In ‘Carnival‘ there are a multiplicity of organising principles at work driven directly by the way paint is expertly manipulated in a myriad of ways in different areas or zones of the painting. There is a weighty density to the blacks in the bottom left/centre that sit within the triangular white shard pointing upward to the centre of the work. This is countered by another white triangle, this time holding in a strong deep red. This direct drawing is subtly subdued by a change in speed and an altogether different lightness of touch coming from the billowing creamy yellows rising from the bottom right. Suddenly the painting feels full of air and light. Any sense of a background starts to push forward and fragment as it does so, a powerful red pushes forward off the pink ground from top right to centre. It is held down by another white shard, larger and slightly more aggressively realised. Its points push out toward the centre right and out to the left seemingly to be challenged again by cascading pulses of longer black brush strokes splitting open and fraying the blue top left corner and snaking down the left edge. This blue ground then seems to atomise to become like a cloud of gas seeping through the angular black striations and mixing with the drifting creamy white and yellows and greens culminating near centre top. The greens here seem to be pushing out from left to right into the painting leaving the frayed blue left edge of the painting to lean in like a hugely enlarged section of a door frame from a Bonnard interior. Look at how four curved bands of a deeper richer pink twist open the bottom centre of the painting, spatially opening up the play of forms above so delicately. In all this there is the courting of chance, yes, but never a wholesale surrender to it.
If there is a single-mindedness to Wragg’s approach to painting then it is revealed in the complex layering or accumulations of signs and gestures rather than it being marked by a rather cliched series of unremitting Modernist reductions. However, Wragg’s trajectory so far can be marked by periods of analysing structure in picture-making requiring significant simplification of form and nuanced colour relationships. But even some of these, such as ‘Green & Black Rectangles’ 1974 have their basis in real world experience such as a football pools coupon, for instance. If there is an underpinning architecture at play in the later works, it is one born of multiplicity of forms and a recognition of paint’s natural affinity with human physicality. If they are abstract, then they are also spatial and hugely elastic in the forms and approaches they attempt to encompass. They are dynamic and ambitious about what can be held in a captivating balance rather than what can be reduced to rather dubious notions of ‘essences’ and ‘authentic gestures’.

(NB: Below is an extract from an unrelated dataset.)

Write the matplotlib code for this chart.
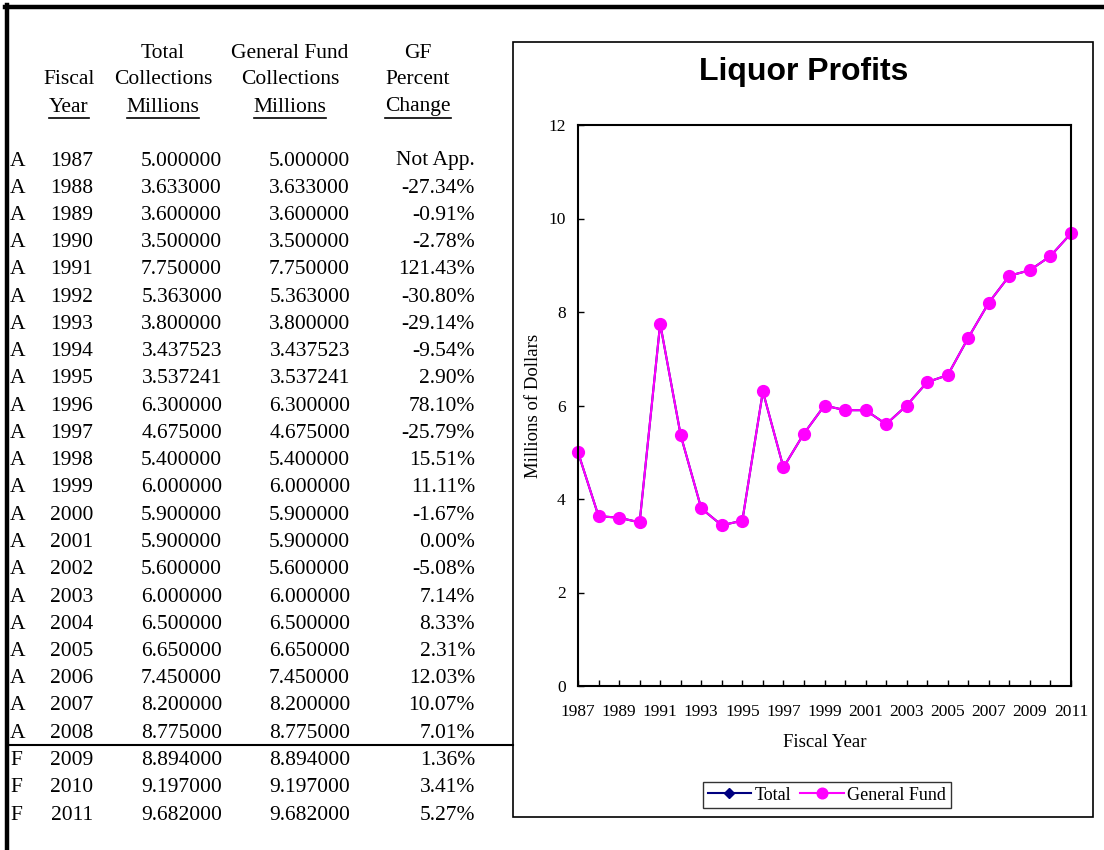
import matplotlib
matplotlib.use('Agg')
import matplotlib.pyplot as plt
from matplotlib.lines import Line2D
from matplotlib.patches import Rectangle

# data
status = ['A'] * 22 + ['F'] * 3
years = list(range(1987, 2012))
total = [5.000000, 3.633000, 3.600000, 3.500000, 7.750000, 5.363000, 3.800000,
         3.437523, 3.537241, 6.300000, 4.675000, 5.400000, 6.000000, 5.900000,
         5.900000, 5.600000, 6.000000, 6.500000, 6.650000, 7.450000, 8.200000,
         8.775000, 8.894000, 9.197000, 9.682000]
general_fund = list(total)
pct_change = ['Not App.', '-27.34%', '-0.91%', '-2.78%', '121.43%', '-30.80%',
              '-29.14%', '-9.54%', '2.90%', '78.10%', '-25.79%', '15.51%',
              '11.11%', '-1.67%', '0.00%', '-5.08%', '7.14%', '8.33%', '2.31%',
              '12.03%', '10.07%', '7.01%', '1.36%', '3.41%', '5.27%']

W, H = 1104, 850
plt.rcParams['font.family'] = ['Liberation Serif', 'DejaVu Serif']

fig = plt.figure(figsize=(W / 100, H / 100), dpi=100)


def fx(x):
    return x / W


def fy(y):
    return 1 - y / H


# thick page border (top and left)
fig.add_artist(Line2D([fx(5), fx(W)], [fy(7), fy(7)], color='black', lw=3.2))
fig.add_artist(Line2D([fx(7), fx(7)], [fy(5), fy(H)], color='black', lw=3.2))

# ---- table ----
fs = 15.5
heads = [(69, ['', 'Fiscal', 'Year']),
         (163, ['Total', 'Collections', 'Millions']),
         (290, ['General Fund', 'Collections', 'Millions']),
         (418, ['GF', 'Percent', 'Change'])]
under = []
for cx, lines in heads:
    for i, s in enumerate(lines):
        if not s:
            continue
        t = fig.text(fx(cx), fy(53 + i * 27), s, ha='center', va='center', fontsize=fs)
        if i == 2:
            under.append(t)

row0, dy = 161, 27.25
for i in range(len(years)):
    y = fy(row0 + i * dy)
    fig.text(fx(10), y, status[i], ha='left', va='center', fontsize=fs)
    fig.text(fx(72), y, str(years[i]), ha='center', va='center', fontsize=fs)
    fig.text(fx(222), y, f'{total[i]:.6f}', ha='right', va='center', fontsize=fs)
    fig.text(fx(350), y, f'{general_fund[i]:.6f}', ha='right', va='center', fontsize=fs)
    fig.text(fx(475), y, pct_change[i], ha='right', va='center', fontsize=fs)

# line between actual and forecast years
fig.add_artist(Line2D([fx(10), fx(513)], [fy(745), fy(745)], color='black', lw=1.5))

# ---- chart ----
fig.add_artist(Rectangle((fx(513), fy(817)), fx(1093) - fx(513), fy(42) - fy(817),
                         fill=False, edgecolor='black', lw=1.2))

ax = fig.add_axes([fx(578), fy(686), fx(1071) - fx(578), fy(125) - fy(686)])
ax.plot(years, total, color='#000080', marker='D', markersize=5.5, lw=1.5, label='Total')
ax.plot(years, general_fund, color='#FF00FF', marker='o', markersize=8.5, lw=1.5,
        label='General Fund', clip_on=False)
ax.set_xlim(1987, 2011)
ax.set_ylim(0, 12)
ax.set_xticks(years)
ax.set_xticklabels([str(y) if (y - 1987) % 2 == 0 else '' for y in years])
ax.set_yticks(range(0, 13, 2))
ax.tick_params(direction='in', length=4, width=1, labelsize=12.5, pad=9)
ax.tick_params(axis='x', pad=13)
for sp in ax.spines.values():
    sp.set_linewidth(1.5)
ax.set_xlabel('Fiscal Year', fontsize=13.5, labelpad=10)
ax.set_ylabel('Millions of Dollars', fontsize=13.5, labelpad=4)

fig.text(fx(804), fy(72), 'Liquor Profits', ha='center', va='center', fontsize=23,
         fontweight='bold', family='Liberation Sans')

leg = fig.legend(loc='center', bbox_to_anchor=(fx(827), fy(795)), ncol=2,
                 fontsize=13, frameon=True, fancybox=False, edgecolor='black',
                 handlelength=2.4, handletextpad=0.2, columnspacing=0.5,
                 borderpad=0.25, markerscale=0.9)
leg.get_frame().set_linewidth(1.0)

# underline header words
fig.canvas.draw()
r = fig.canvas.get_renderer()
for t in under:
    bb = t.get_window_extent(r)
    fig.add_artist(Line2D([bb.x0 / W, bb.x1 / W], [(bb.y0 - 1) / H, (bb.y0 - 1) / H],
                          color='black', lw=1.2))

fig.savefig('out.png', dpi=100)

“Three separate fragments as one. Spiders webs, paving stones in Normandy and internet fragmentation of data and sensations of time and space…” Although I wouldn’t want to reduce the impact of the painting ‘Webzone X Three Into One’ by referring to any accompanying text, I think the words sum up the challenges that Wragg might set himself in the wider painting process. The challenges, though, must be met in the painting itself, the results being a visual statement first and foremost. There is an extreme diversity of brushstrokes and layering in ‘Webzone’. The sensation is like a visual pulsing that runs around the surface; this pulse is interrupted by bland scraped-up beige fragments that remain resolutely on the surface. But their kind of crumbling density seems suddenly to give way and the eye is channelled deep into the painting. This oscillating effect seems to hinge on the interplay of yellows, oranges and blues fragmented by those sharp brush marks that almost start to produce facets in a kind of molten cubist space. As the eye moves deeper, more and more nuanced colour reveals itself in snaking violets and blues. A splash of cooler green moving down from top left brings us back up to the surface once more. A sense of pressure, rotation and friction built from a myriad of forces and counter forces produces a singular singing surface. In these contrasts and subtleties lies Wragg’s originality.

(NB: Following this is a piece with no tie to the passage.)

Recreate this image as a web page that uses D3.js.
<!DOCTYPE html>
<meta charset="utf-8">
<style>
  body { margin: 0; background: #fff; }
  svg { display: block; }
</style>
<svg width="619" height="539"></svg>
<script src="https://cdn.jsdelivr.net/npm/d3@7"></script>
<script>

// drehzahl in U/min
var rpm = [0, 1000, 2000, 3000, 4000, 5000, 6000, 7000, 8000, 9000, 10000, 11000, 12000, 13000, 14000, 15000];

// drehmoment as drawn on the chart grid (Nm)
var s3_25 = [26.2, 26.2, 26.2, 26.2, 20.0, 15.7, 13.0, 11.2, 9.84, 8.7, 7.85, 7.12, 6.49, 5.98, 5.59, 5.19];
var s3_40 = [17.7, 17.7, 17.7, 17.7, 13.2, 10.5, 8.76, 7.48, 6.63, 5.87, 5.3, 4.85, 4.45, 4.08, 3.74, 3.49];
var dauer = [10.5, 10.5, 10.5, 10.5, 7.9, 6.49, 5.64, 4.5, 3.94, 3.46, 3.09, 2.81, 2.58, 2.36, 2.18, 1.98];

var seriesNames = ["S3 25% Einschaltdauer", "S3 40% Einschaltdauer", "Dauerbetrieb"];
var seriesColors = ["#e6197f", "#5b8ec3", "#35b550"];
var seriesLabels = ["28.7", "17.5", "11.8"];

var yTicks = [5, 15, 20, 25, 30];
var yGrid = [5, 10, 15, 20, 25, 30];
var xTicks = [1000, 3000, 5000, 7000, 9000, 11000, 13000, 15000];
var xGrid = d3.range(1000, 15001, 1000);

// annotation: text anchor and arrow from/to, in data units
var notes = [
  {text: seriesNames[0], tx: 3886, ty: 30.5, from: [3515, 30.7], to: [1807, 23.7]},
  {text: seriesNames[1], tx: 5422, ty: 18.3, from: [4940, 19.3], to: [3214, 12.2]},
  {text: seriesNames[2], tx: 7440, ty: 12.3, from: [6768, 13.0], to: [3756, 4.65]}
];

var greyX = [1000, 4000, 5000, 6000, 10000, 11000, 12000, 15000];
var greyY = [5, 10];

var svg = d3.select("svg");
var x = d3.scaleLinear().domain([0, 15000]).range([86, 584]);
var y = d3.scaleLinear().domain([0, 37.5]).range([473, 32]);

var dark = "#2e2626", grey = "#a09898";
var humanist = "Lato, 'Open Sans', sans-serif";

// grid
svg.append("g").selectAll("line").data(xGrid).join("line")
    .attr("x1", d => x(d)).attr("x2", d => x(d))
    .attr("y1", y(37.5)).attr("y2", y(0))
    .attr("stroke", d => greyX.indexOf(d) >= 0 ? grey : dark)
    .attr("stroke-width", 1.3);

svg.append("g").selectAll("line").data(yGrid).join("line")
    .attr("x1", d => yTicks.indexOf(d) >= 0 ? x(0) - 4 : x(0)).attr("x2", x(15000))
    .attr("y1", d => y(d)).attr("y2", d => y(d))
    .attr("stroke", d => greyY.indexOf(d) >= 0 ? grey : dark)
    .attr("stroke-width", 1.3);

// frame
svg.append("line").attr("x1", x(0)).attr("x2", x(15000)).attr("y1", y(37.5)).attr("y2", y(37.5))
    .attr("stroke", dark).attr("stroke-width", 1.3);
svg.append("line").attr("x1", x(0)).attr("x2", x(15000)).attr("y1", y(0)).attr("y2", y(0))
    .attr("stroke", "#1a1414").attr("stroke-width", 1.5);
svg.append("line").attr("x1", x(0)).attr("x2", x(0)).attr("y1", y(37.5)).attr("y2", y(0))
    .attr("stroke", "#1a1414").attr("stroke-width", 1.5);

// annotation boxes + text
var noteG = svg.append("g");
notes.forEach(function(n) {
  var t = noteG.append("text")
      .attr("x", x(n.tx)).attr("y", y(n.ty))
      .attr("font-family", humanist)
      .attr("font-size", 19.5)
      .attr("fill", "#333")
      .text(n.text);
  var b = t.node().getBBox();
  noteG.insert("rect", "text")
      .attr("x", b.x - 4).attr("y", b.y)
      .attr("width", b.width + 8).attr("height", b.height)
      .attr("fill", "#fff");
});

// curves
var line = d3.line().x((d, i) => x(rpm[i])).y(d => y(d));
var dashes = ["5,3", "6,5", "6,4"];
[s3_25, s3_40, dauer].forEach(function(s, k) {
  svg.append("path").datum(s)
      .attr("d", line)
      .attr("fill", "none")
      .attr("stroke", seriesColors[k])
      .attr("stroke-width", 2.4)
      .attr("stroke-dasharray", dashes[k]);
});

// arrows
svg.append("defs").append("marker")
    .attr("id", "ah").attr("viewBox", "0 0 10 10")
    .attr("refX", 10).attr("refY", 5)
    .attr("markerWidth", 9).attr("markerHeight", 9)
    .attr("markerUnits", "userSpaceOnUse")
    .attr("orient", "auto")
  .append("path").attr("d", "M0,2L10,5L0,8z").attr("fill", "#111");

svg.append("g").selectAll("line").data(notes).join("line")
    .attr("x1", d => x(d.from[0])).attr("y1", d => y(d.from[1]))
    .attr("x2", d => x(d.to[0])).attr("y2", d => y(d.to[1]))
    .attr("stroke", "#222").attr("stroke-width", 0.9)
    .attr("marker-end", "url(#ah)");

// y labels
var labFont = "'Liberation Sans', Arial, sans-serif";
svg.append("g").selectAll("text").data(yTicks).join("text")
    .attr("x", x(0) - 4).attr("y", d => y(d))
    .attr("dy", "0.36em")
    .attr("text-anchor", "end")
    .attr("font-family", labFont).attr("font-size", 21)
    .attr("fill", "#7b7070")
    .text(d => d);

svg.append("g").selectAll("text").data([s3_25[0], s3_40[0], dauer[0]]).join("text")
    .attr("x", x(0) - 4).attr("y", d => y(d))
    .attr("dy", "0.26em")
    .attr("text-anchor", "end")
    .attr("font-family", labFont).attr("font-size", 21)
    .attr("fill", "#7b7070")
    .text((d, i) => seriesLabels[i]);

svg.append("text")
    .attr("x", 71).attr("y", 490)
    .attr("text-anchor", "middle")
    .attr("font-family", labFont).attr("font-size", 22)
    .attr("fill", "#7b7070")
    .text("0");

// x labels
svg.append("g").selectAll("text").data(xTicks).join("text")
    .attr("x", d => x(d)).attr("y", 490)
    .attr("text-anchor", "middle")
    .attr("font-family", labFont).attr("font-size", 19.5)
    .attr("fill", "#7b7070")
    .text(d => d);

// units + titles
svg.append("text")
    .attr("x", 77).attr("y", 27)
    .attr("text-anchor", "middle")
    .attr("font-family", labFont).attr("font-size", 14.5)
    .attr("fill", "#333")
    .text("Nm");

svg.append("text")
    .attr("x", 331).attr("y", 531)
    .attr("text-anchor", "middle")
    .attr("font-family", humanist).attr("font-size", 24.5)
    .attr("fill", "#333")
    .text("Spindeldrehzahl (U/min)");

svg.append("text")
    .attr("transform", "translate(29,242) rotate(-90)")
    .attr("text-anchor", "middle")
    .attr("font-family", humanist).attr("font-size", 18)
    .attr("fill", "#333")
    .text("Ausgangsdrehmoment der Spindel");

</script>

Wragg’s best works are a challenge to a rather tired idea about Modernist art (both gestural and reductive strands), and at the same time a timely riposte to the circularity of references at work in the worst of the meta painting born of our post-modern era. Wragg’s interesting mix of references always manage to add up to more than the sum of their parts. Much has been made of the re-evaluation of Monet’s ‘Water Lily’ paintings by second generation Ab-Exers. Joan Mitchell’s painterly calibrations of sensations experienced in the landscape, rather than depicting the landscape itself, chimes with aspects of Wragg’s approach. In Wragg’s colour, generally, I can see Monet and Renoir for sure. But its Bonnard’s edgy and tensile paint work and the fertile tensions between fluidity of bodily forms and architectural space in Matisse that feel like the more palpable and guiding influences. But then we have to add the breakthrough Americans of the post-second world war period, such as those mentioned above and others like Tworkov. But I would also throw in Europeans such as Hartung and aspects of the School of Paris. I’d even mention British stalwarts of figuration Auerbach and Kossoff too, especially in their London landscapes. This open embracing of history, again questions that pervasive cliched idea that the history of abstract art is a linear narrative of progress through exclusions. Wragg is happy to rub one set of painterly values, approaches and architectures up against another. The friction created seems to fuel invention as it reveals itself as a profound orchestration of impulses, reactions and counter-actions all held so compellingly together in the articulation of the paint itself.